The topic of this study was Electro-Mechanical Systems. It combined processes and procedures drawn from electrical engineering and mechanical engineering. Fields such as robotics, mechatronics, electro-mechanical design, and electro-mechanical phenomena produce several innovative solutions applied to them. 

This topic was more straightforward since a hull inspection only requires a five-meter depth of shallow water. Previously, before the advent of underwater drone innovation, a sailing vessel inspection was carried out by a professional diver from a surveyor company. It aims at examining the form of low-cost visuals.

Due to the shallow water, a drone can dive into it, navigate a vessel’s hull, and take its vertical and horizontal images. That action is technically more accessible and uncomplicated since a person does not have to dive into deep water. Moreover, he does not need a fully autonomous mobile drone since this operator can control and run that underwater drone. However, the results of those visual images are still in the testing and design perfection processes. 

As to what is planned, there will be a ground station and a cable to transfer the data. 80% of the drone components are produced using a 3D printer. Although still in its initial prototype, this drone is strong enough to dive into 2-meter-deep water. Its mechanical challenges lie in the design and manufacturing, considering the water impermeability, so some parts of the drone are prone to leaking. It is still testing to determine the most suitable seal on the drone. Accordingly, silicon is the best choice.
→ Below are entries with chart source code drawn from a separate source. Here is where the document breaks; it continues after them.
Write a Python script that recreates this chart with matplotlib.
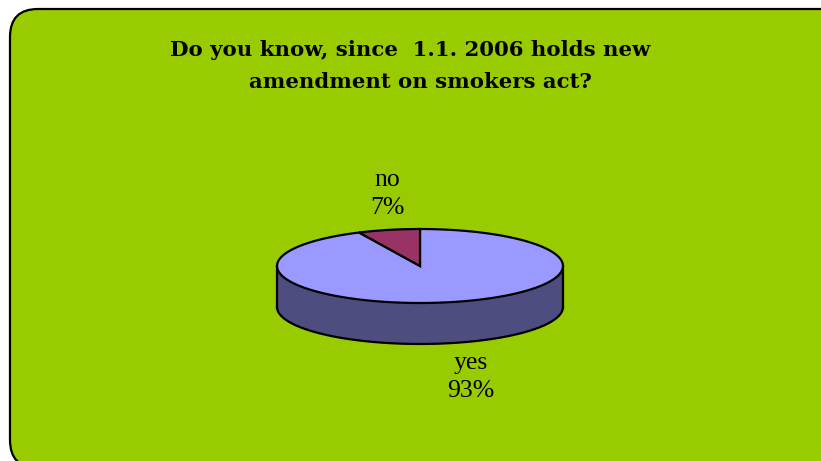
import numpy as np
import matplotlib
matplotlib.use("Agg")
import matplotlib.pyplot as plt
from matplotlib.patches import FancyBboxPatch, Polygon

# survey answers, clockwise from 12 o'clock
labels = ["yes", "no"]
shares = [93, 7]
top_colors = ["#9999ff", "#993366"]
side_colors = ["#4d4d80", "#4d1a33"]

title_lines = ["Do you know, since  1.1. 2006 holds new",
               "amendment on smokers act?"]

W, H = 821, 461
fig = plt.figure(figsize=(W / 100, H / 100), dpi=100)
fig.patch.set_facecolor("white")
ax = fig.add_axes([0, 0, 1, 1])
ax.set_xlim(0, W)
ax.set_ylim(H, 0)
ax.axis("off")

# green rounded panel, runs off the right and bottom edges
panel = FancyBboxPatch((10, 9), 840, 459, boxstyle="round,pad=0,rounding_size=28",
                       fc="#99cc00", ec="black", lw=1.6, zorder=0)
ax.add_patch(panel)

ax.text(410, 50, title_lines[0], ha="center", va="center", fontsize=15.3,
        fontweight="bold", family="DejaVu Serif")
ax.text(420, 82, title_lines[1], ha="center", va="center", fontsize=15.3,
        fontweight="bold", family="DejaVu Serif")

# 3d pie geometry (pixels)
cx, cy, a, b, depth = 420, 266, 143, 37, 41


def arc(t1, t2, n=200):
    t = np.radians(np.linspace(t1, t2, n))
    return cx + a * np.cos(t), cy - b * np.sin(t)


fracs = np.array(shares, float) / sum(shares)
bounds = 90 - 360 * np.concatenate([[0], np.cumsum(fracs)])

# side walls of the front half first
for i in range(len(shares)):
    hi, lo = bounds[i], bounds[i + 1]
    for base in (0, 360, -360):
        s1, s2 = max(lo, 180 + base - 360), min(hi, 360 + base - 360)
        if s2 > s1:
            x, y = arc(s1, s2)
            pts = np.column_stack([np.r_[x, x[::-1]], np.r_[y, y[::-1] + depth]])
            ax.add_patch(Polygon(pts, closed=True, fc=side_colors[i], ec="none", zorder=2))

# outline of the side wall
x, y = arc(180, 360)
ax.plot(x, y + depth, color="black", lw=1.6, zorder=3)
ax.plot([cx - a, cx - a], [cy, cy + depth], color="black", lw=1.6, zorder=3)
ax.plot([cx + a, cx + a], [cy, cy + depth], color="black", lw=1.6, zorder=3)

# top faces
for i in range(len(shares)):
    x, y = arc(bounds[i], bounds[i + 1])
    pts = np.column_stack([np.r_[cx, x, cx], np.r_[cy, y, cy]])
    ax.add_patch(Polygon(pts, closed=True, fc=top_colors[i], ec="black", lw=1.6,
                         joinstyle="miter", zorder=4))

# category / percent labels
label_pos = [(471, 377), (387, 194)]
for i, (lx, ly) in enumerate(label_pos):
    ax.text(lx, ly, f"{labels[i]}\n{shares[i]}%", ha="center", va="center",
            fontsize=18.5, family="Liberation Serif", linespacing=1.3, zorder=5)

fig.savefig("out.png", dpi=100, facecolor=fig.get_facecolor())
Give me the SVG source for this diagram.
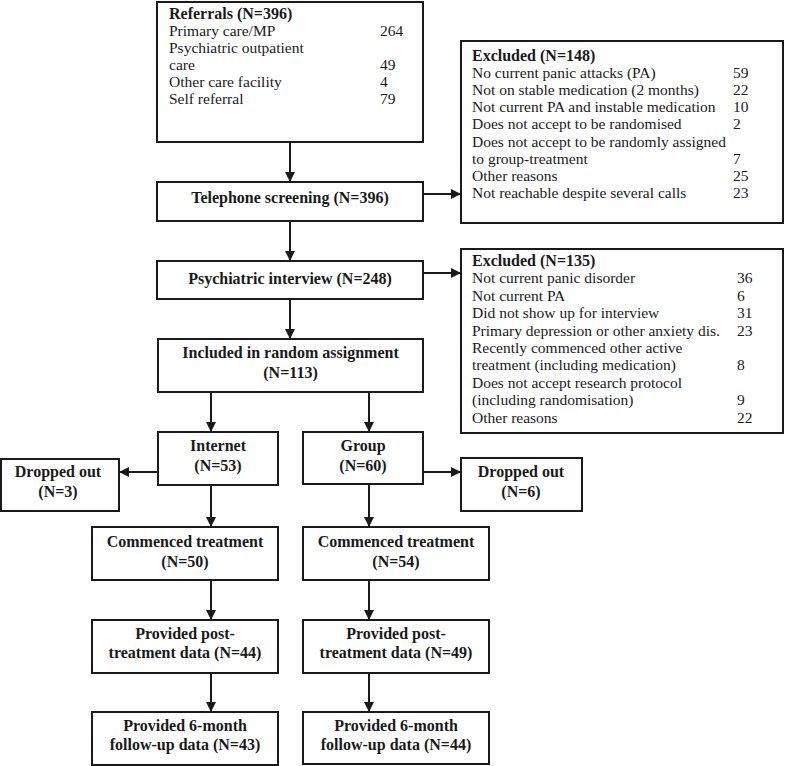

Moreover, mechanical challenges also lie in the proper control system to provide smooth maneuverability and not be affected by a water wave. Among those in need of design is the design of the thruster. Several issues, such as how many thrusters are required to make the drone go back and forth, up and down; meanwhile, the electrical challenges in this ROV lie in the determination of power supply systems, motors, sensors, and components to take visual images and to communicate with the operator in the ground station. Our research team is currently pursuing an initial prototype. In two or three years, the model will be ready to use.